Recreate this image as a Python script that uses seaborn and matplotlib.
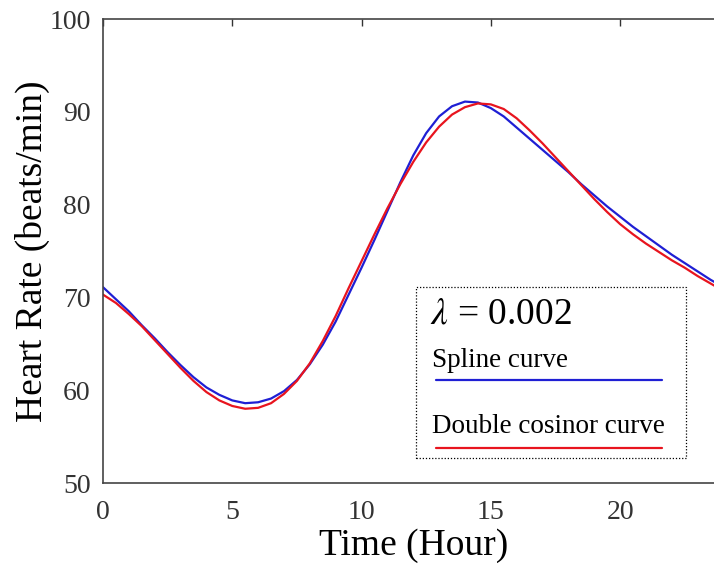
import numpy as np
import pandas as pd
import matplotlib
matplotlib.use("Agg")
import matplotlib.pyplot as plt
import seaborn as sns
from matplotlib.patches import Rectangle
from matplotlib.lines import Line2D

# ---- data ----
hours = [0, 0.5, 1, 1.5, 2, 2.5, 3, 3.5, 4, 4.5, 5, 5.5, 6, 6.5, 7, 7.5, 8, 8.5,
         9, 9.5, 10, 10.5, 11, 11.5, 12, 12.5, 13, 13.5, 14, 14.5, 15, 15.5, 16,
         16.5, 17, 17.5, 18, 18.5, 19, 19.5, 20, 20.5, 21, 21.5, 22, 22.5, 23,
         23.5, 24]
spline_hr = [71.1, 69.8, 68.5, 67.0, 65.6, 64.1, 62.7, 61.4, 60.3, 59.5, 58.9,
             58.6, 58.7, 59.1, 59.9, 61.1, 62.8, 64.9, 67.4, 70.3, 73.2, 76.2,
             79.3, 82.4, 85.3, 87.7, 89.5, 90.6, 91.1, 91.0, 90.4, 89.5, 88.3,
             87.1, 85.9, 84.7, 83.5, 82.2, 81.0, 79.8, 78.7, 77.6, 76.6, 75.6,
             74.6, 73.7, 72.8, 71.9, 71.1]
cosinor_hr = [70.3, 69.4, 68.2, 66.9, 65.4, 63.9, 62.4, 61.0, 59.8, 58.9, 58.3,
              58.0, 58.1, 58.6, 59.6, 61.0, 62.9, 65.3, 68.0, 71.0, 73.9, 76.8,
              79.6, 82.2, 84.6, 86.7, 88.4, 89.7, 90.5, 90.9, 90.8, 90.3, 89.3,
              88.0, 86.6, 85.1, 83.6, 82.1, 80.6, 79.2, 77.9, 76.8, 75.8, 74.9,
              74.0, 73.2, 72.3, 71.5, 70.7]
series_names = ["Spline curve", "Double cosinor curve"]
series_colors = ["#1f1fd4", "#e8141e"]
x_ticks = [0, 5, 10, 15, 20]
y_ticks = [50, 60, 70, 80, 90, 100]
lambda_text = r"$\lambda$ = 0.002"

df = pd.concat([
    pd.DataFrame({"Time": hours, "HR": spline_hr, "curve": series_names[0]}),
    pd.DataFrame({"Time": hours, "HR": cosinor_hr, "curve": series_names[1]}),
])

sns.set_style("white")
plt.rcParams["font.family"] = ["Liberation Serif", "DejaVu Serif"]
plt.rcParams["mathtext.fontset"] = "stix"

W, H = 714, 571
fig = plt.figure(figsize=(W / 100, H / 100), dpi=100)
ax_w = (723.5 - 103) / W
ax = fig.add_axes([103 / W, 1 - 483 / H, ax_w, (483 - 19) / H])

sns.lineplot(data=df, x="Time", y="HR", hue="curve", palette=series_colors,
             hue_order=series_names, linewidth=1.6, ax=ax, legend=False,
             estimator=None, sort=False)

ax.set_xlim(0, 24)
ax.set_ylim(50, 100)
ax.set_xticks(x_ticks)
ax.set_yticks(y_ticks)
ax.set_xlabel("Time (Hour)", fontsize=27, labelpad=3, color="black")
ax.set_ylabel("Heart Rate (beats/min)", fontsize=27, color="black")
ax.yaxis.set_label_coords((50 - 103) / (ax_w * W), 0.5)
ax.tick_params(axis="both", direction="in", length=5, width=1, labelsize=20,
               colors="#333333", labelcolor="#333333", top=True, right=True)
ax.tick_params(axis="x", pad=12)
ax.tick_params(axis="y", pad=9)
for s in ax.spines.values():
    s.set_color("#444444")
    s.set_linewidth(1.2)

# legend-like annotation box (figure pixel coords)
def fx(px):
    return px / W

def fy(py):
    return 1 - py / H

fig.patches.append(Rectangle((fx(416), fy(458)), fx(686) - fx(416), fy(287) - fy(458),
                             transform=fig.transFigure, fill=False,
                             edgecolor="black", linestyle=(0, (1, 1.5)), linewidth=0.9))
fig.text(fx(430), fy(323), lambda_text, fontsize=27, color="black", va="baseline")
fig.text(fx(432), fy(367), series_names[0], fontsize=19.5, color="black", va="baseline")
fig.lines.append(Line2D([fx(436), fx(662)], [fy(380), fy(380)], transform=fig.transFigure,
                        color=series_colors[0], linewidth=1.6))
fig.text(fx(432), fy(433), series_names[1], fontsize=19.5, color="black", va="baseline")
fig.lines.append(Line2D([fx(436), fx(662)], [fy(448), fy(448)], transform=fig.transFigure,
                        color=series_colors[1], linewidth=1.6))

fig.savefig("out.png", dpi=100)
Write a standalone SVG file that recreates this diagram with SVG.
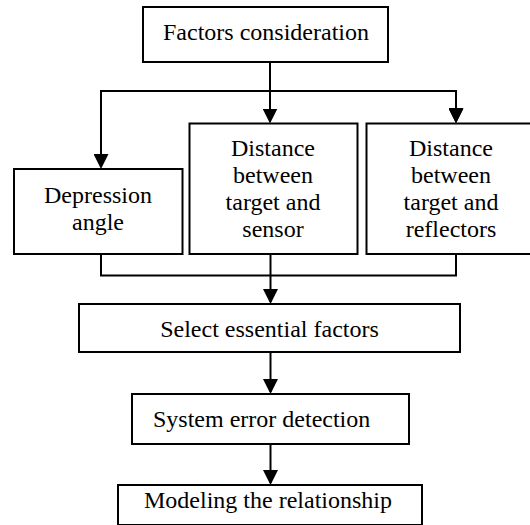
<svg xmlns="http://www.w3.org/2000/svg" width="530" height="525" viewBox="0 0 530 525">
  <style>
    .box { fill: #ffffff; stroke: #000000; stroke-width: 2; }
    .lbl { font-family: "Liberation Serif", "Times New Roman", serif; font-size: 24px; fill: #000000; text-anchor: middle; }
    .wire { fill: none; stroke: #000000; stroke-width: 2; }
  </style>
  <defs>
    <marker id="ah" viewBox="0 0 15 15" refX="13" refY="7.5" markerWidth="15" markerHeight="15" markerUnits="userSpaceOnUse" orient="auto">
      <path d="M0,0 L15,7.5 L0,15 Z" fill="#000000"/>
    </marker>
  </defs>
  <rect x="0" y="0" width="530" height="525" fill="#ffffff"/>

  <g id="connectors">
    <path class="wire" d="M270,62 V91"/>
    <path class="wire" d="M101,167 V91 H456 V121" marker-end="url(#ah)"/>
    <path class="wire" d="M101,91 V167" marker-end="url(#ah)"/>
    <path class="wire" d="M270,91 V121.5" marker-end="url(#ah)"/>
    <path class="wire" d="M456,91 V121.5" marker-end="url(#ah)"/>
    <path class="wire" d="M101,254 V275.5 H456 V254"/>
    <path class="wire" d="M270.5,254 V302" marker-end="url(#ah)"/>
    <path class="wire" d="M270.5,352 V392" marker-end="url(#ah)"/>
    <path class="wire" d="M270.5,444 V483" marker-end="url(#ah)"/>
  </g>

  <g id="factors">
    <rect class="box" x="143" y="7" width="245" height="55"/>
    <text class="lbl" x="266" y="40">Factors consideration</text>
  </g>

  <g id="depression">
    <rect class="box" x="14" y="169" width="168.5" height="85"/>
    <text class="lbl" x="98" y="203">Depression</text>
    <text class="lbl" x="98" y="230">angle</text>
  </g>

  <g id="dist-sensor">
    <rect class="box" x="189.5" y="123.5" width="168" height="130.5"/>
    <text class="lbl" x="273" y="156">Distance</text>
    <text class="lbl" x="273" y="183">between</text>
    <text class="lbl" x="273" y="210">target and</text>
    <text class="lbl" x="273" y="237">sensor</text>
  </g>

  <g id="dist-reflectors">
    <rect class="box" x="366.5" y="123.5" width="166" height="130.5"/>
    <text class="lbl" x="451" y="156">Distance</text>
    <text class="lbl" x="451" y="183">between</text>
    <text class="lbl" x="451" y="210">target and</text>
    <text class="lbl" x="451" y="237">reflectors</text>
  </g>

  <g id="select">
    <rect class="box" x="79" y="304" width="381" height="48"/>
    <text class="lbl" x="269.5" y="337">Select essential factors</text>
  </g>

  <g id="system-error">
    <rect class="box" x="132" y="394" width="277" height="50"/>
    <text class="lbl" x="153" y="427" style="text-anchor:start">System error detection</text>
  </g>

  <g id="modeling">
    <rect class="box" x="118" y="485" width="304" height="40"/>
    <text class="lbl" x="268" y="508">Modeling the relationship</text>
  </g>
</svg>
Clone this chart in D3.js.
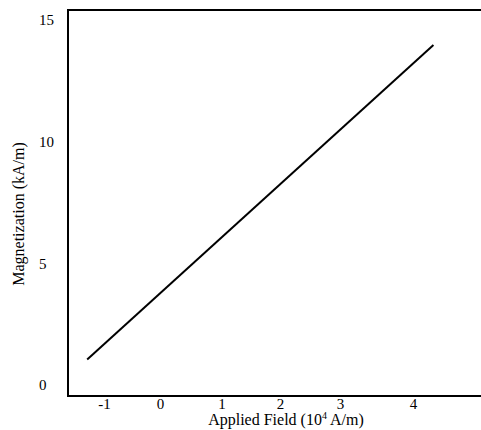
<!DOCTYPE html>
<html>
<head>
<meta charset="utf-8">
<script src="https://cdn.jsdelivr.net/npm/d3@7"></script>
<style>
  body { margin: 0; background: #fff; }
  text { font-family: "Liberation Serif", "Times New Roman", serif; fill: #000; }
</style>
</head>
<body>
<script>
var width = 481;
var height = 430;

// data
var xTicks = [-1, 0, 1, 2, 3, 4];
var yTicks = [0, 5, 10, 15];
var fieldValues = [-1.3, 4.28];   // 10^4 A/m
var magValues = [1.05, 13.97];    // kA/m

var svg = d3.select("body").append("svg")
            .attr("width", width)
            .attr("height", height);

// tick labels in the figure are not evenly spaced, so piecewise scale
var x = d3.scaleLinear()
          .domain(xTicks)
          .range([104, 160, 221.5, 280, 340, 413]);

var y = d3.scaleLinear()
          .domain([0, 15])
          .range([385, 20]);

// frame (left, top, bottom; right side runs off the page)
svg.append("path")
   .attr("d", "M490,10H68V396H490")
   .attr("fill", "none")
   .attr("stroke", "#000")
   .attr("stroke-width", 2);

var xAxis = d3.axisBottom(x)
    .tickValues(xTicks)
    .tickSize(0)
    .tickPadding(0);
svg.append("g")
   .attr("transform", "translate(0,396)")
   .call(xAxis)
   .call(function(g) { g.select(".domain").remove(); })
   .selectAll("text")
     .attr("dy", null)
     .attr("y", 13)
     .attr("font-size", 15)
     .text(function(d) { return d; });

var yAxis = d3.axisLeft(y)
    .tickValues(yTicks)
    .tickSize(0);
svg.append("g")
   .attr("transform", "translate(68,0)")
   .call(yAxis)
   .call(function(g) { g.select(".domain").remove(); })
   .selectAll("text")
     .attr("x", -29)
     .attr("text-anchor", "start")
     .attr("font-size", 15);

var line = d3.line()
    .x(function(d) { return x(d[0]); })
    .y(function(d) { return y(d[1]); });

svg.append("path")
   .datum(d3.zip(fieldValues, magValues))
   .attr("d", line)
   .attr("fill", "none")
   .attr("stroke", "#000")
   .attr("stroke-width", 2);

var xt = svg.append("text")
   .attr("x", 286)
   .attr("y", 425)
   .attr("text-anchor", "middle")
   .attr("font-size", 16);
xt.append("tspan").text("Applied Field (10");
xt.append("tspan").attr("dy", -6).attr("font-size", 10).text("4");
xt.append("tspan").attr("dy", 6).text(" A/m)");

svg.append("text")
   .attr("transform", "translate(24,214) rotate(-90)")
   .attr("text-anchor", "middle")
   .attr("font-size", 16)
   .text("Magnetization (kA/m)");
</script>
</body>
</html>
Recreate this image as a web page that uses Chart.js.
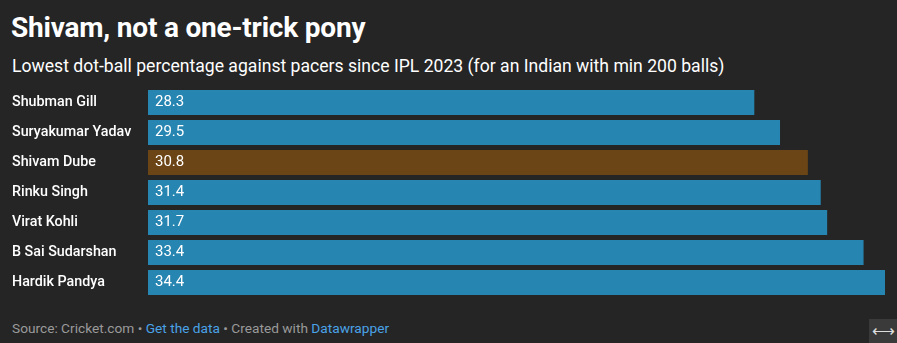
<!DOCTYPE html>
<html>
<head>
<meta charset="utf-8">
<script src="https://cdn.jsdelivr.net/npm/chart.js@4/dist/chart.umd.min.js"></script>
<style>
  html, body { margin: 0; padding: 0; }
  body {
    width: 897px; height: 343px; overflow: hidden; position: relative;
    background: #252525;
    font-family: Roboto, "Noto Sans", sans-serif;
    color: #fff;
  }
  h1 { position: absolute; left: 11px; top: 13px; margin: 0; font-size: 28px; line-height: 30px; font-weight: 700; letter-spacing: -0.2px; }
  .sub { position: absolute; left: 12px; top: 56px; font-size: 17.6px; }
  #wrap { position: absolute; left: 0; top: 85px; width: 897px; height: 215px; }
  .foot { position: absolute; left: 12px; top: 320px; font-size: 13.7px; color: #9a9a9a; }
  .foot a { color: #4aa3e8; text-decoration: none; }
  .expand { position: absolute; left: 869px; top: 319px; width: 28px; height: 24px; background: #3a3a3a; color: #ddd; font-size: 16px; text-align: center; line-height: 24px; }
</style>
</head>
<body>
<h1>Shivam, not a one-trick pony</h1>
<div class="sub">Lowest dot-ball percentage against pacers since IPL 2023 (for an Indian with min 200 balls)</div>
<div id="wrap"><canvas id="chart"></canvas></div>
<div class="foot">Source: Cricket.com • <a>Get the data</a> • Created with <a>Datawrapper</a></div>
<div class="expand">⟷</div>
<script>
const players = ["Shubman Gill", "Suryakumar Yadav", "Shivam Dube", "Rinku Singh", "Virat Kohli", "B Sai Sudarshan", "Hardik Pandya"];
const dotBallPct = [28.3, 29.5, 30.8, 31.4, 31.7, 33.4, 34.4];
const highlight = "Shivam Dube";

const barColors = players.map(p => p === highlight ? "#6b4515" : "#2785b1");

// writes each value just inside the left end of its bar
const valueLabels = {
    id: "valueLabels",
    afterDatasetsDraw(chart) {
        const ctx = chart.ctx;
        const meta = chart.getDatasetMeta(0);
        ctx.save();
        ctx.font = "400 15px Roboto, sans-serif";
        ctx.fillStyle = "#ffffff";
        ctx.textBaseline = "middle";
        meta.data.forEach((bar, i) => {
            ctx.fillText(dotBallPct[i].toFixed(1), bar.base + 7, bar.y);
        });
        ctx.restore();
    }
};

new Chart(document.getElementById("chart"), {
    type: "bar",
    data: {
        labels: players,
        datasets: [{
            data: dotBallPct,
            backgroundColor: barColors,
            borderWidth: 0,
            categoryPercentage: 1,
            barPercentage: 25 / 30
        }]
    },
    options: {
        indexAxis: "y",
        responsive: true,
        maintainAspectRatio: false,
        animation: false,
        layout: { padding: { left: 12, right: 12, top: 2.5, bottom: 2.5 } },
        plugins: { legend: { display: false }, tooltip: { enabled: false } },
        scales: {
            x: { display: false, min: 0, max: 34.4 },
            y: {
                grid: { display: false },
                border: { display: false },
                afterFit(scale) {
                    scale.width = 136;
                    scale.paddingTop = 0;
                    scale.paddingBottom = 0;
                },
                ticks: {
                    crossAlign: "far",
                    padding: 0,
                    color: "#ffffff",
                    font: { family: "Roboto, sans-serif", size: 14.3, weight: 500 }
                }
            }
        }
    },
    plugins: [valueLabels]
});
</script>
</body>
</html>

_____

What you should do:
Go to the line containing "Clone this chart in D3.js." and copy exactly from there through the line containing "var height = 430;", both included, and nothing more. Pictures are excluded.

The output:
Clone this chart in D3.js.
<!DOCTYPE html>
<html>
<head>
<meta charset="utf-8">
<script src="https://cdn.jsdelivr.net/npm/d3@7"></script>
<style>
  body { margin: 0; background: #fff; }
  text { font-family: "Liberation Serif", "Times New Roman", serif; fill: #000; }
</style>
</head>
<body>
<script>
var width = 481;
var height = 430;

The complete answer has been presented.